Il sospetto, frutto avvelenato di questo moralismo discriminatorio,sta bloccando la pubblica amministrazione. I pubblici funzionari rifiutano di esercitare la discrezionalità prevista da alcune leggi recenti perché temono di finire nel mirino del sospetto prima e poi delle Procure della Corte dei Conti o della Repubblica. Saranno probabilmente assolti; ma nel frattempo la loro reputazione è stata rovinata, la carriera bloccata, i risparmi, quando ci sono, consumati nelle spese legali.

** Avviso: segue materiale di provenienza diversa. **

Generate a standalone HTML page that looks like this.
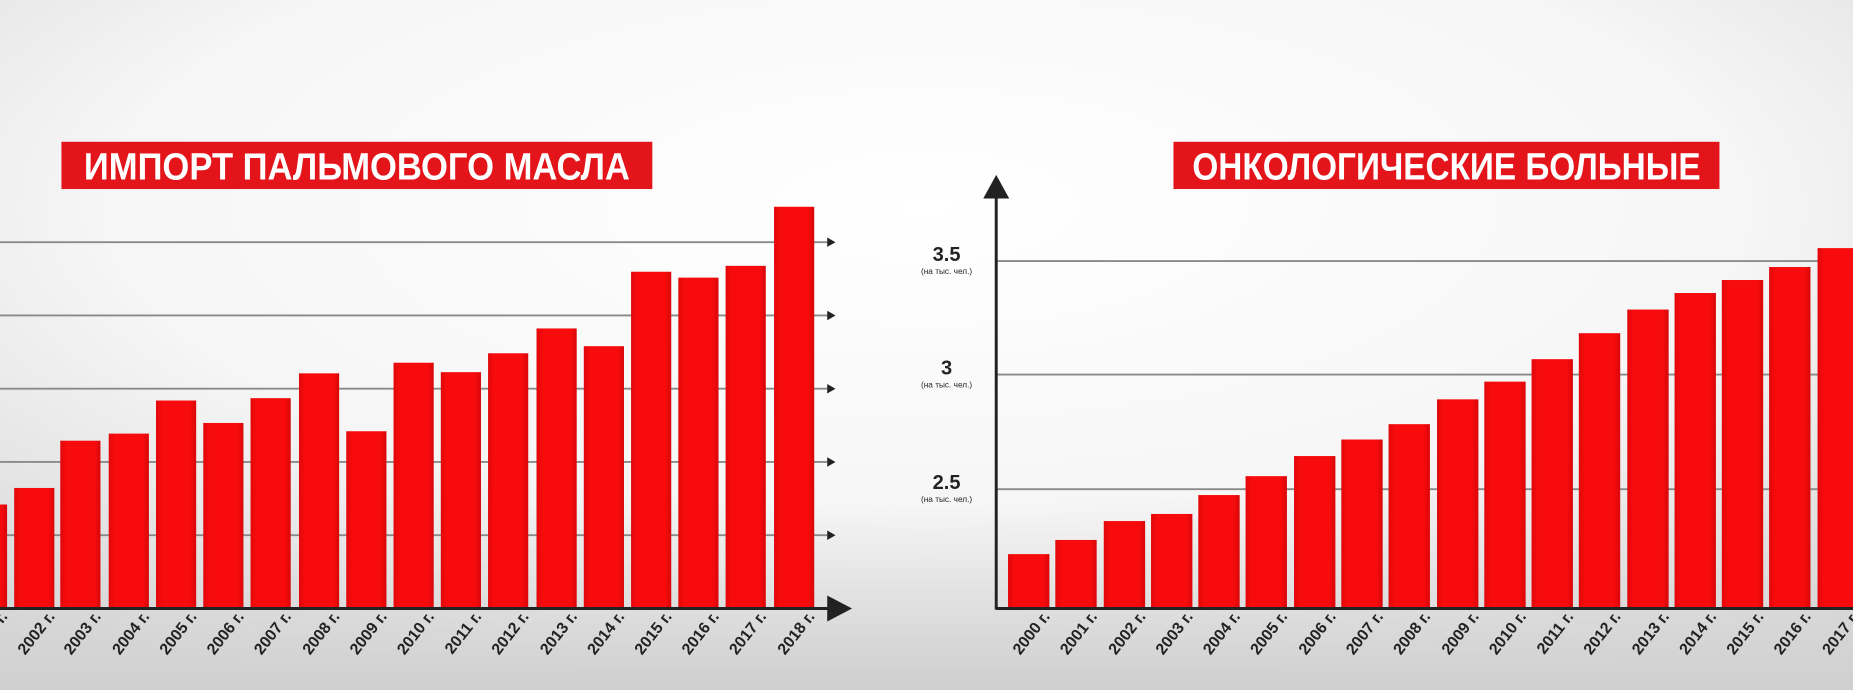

Mi preme, infine, riflettere su un punto: un Paese moderno ha bisogno di fiducia. Il moralismo conclamato che diventa immoralismo distruttivo rischia di sommergere il Paese. La questione morale va affrontata non con editti e insulti, ma con la ferma ragione dell’etica del dialogo e del rispetto. Tra società civile e istituzioni pubbliche deve costruirsi una relazione di reciproca fiducia che, quando vengono effettivamente meno le ragioni della fiducia, permetta di valorizzare il merito e di colpire l’abuso, non il sospetto dell’abuso. Le condizioni economiche dell’Italia sono migliori, ma se prevalessero immoralismo e sfiducia i miglioramenti si svuoterebbero.
Mi scuso con tutti voi per questa specie di predica. Ho deciso di scrivervi perché dovremmo evitare che anche nella prossima legislatura, tra qualche settimana, il demone del moralismo immorale, sposato al silenzio di chi teme l’impopolarità, produca ulteriori distorsioni e più profonde paralisi.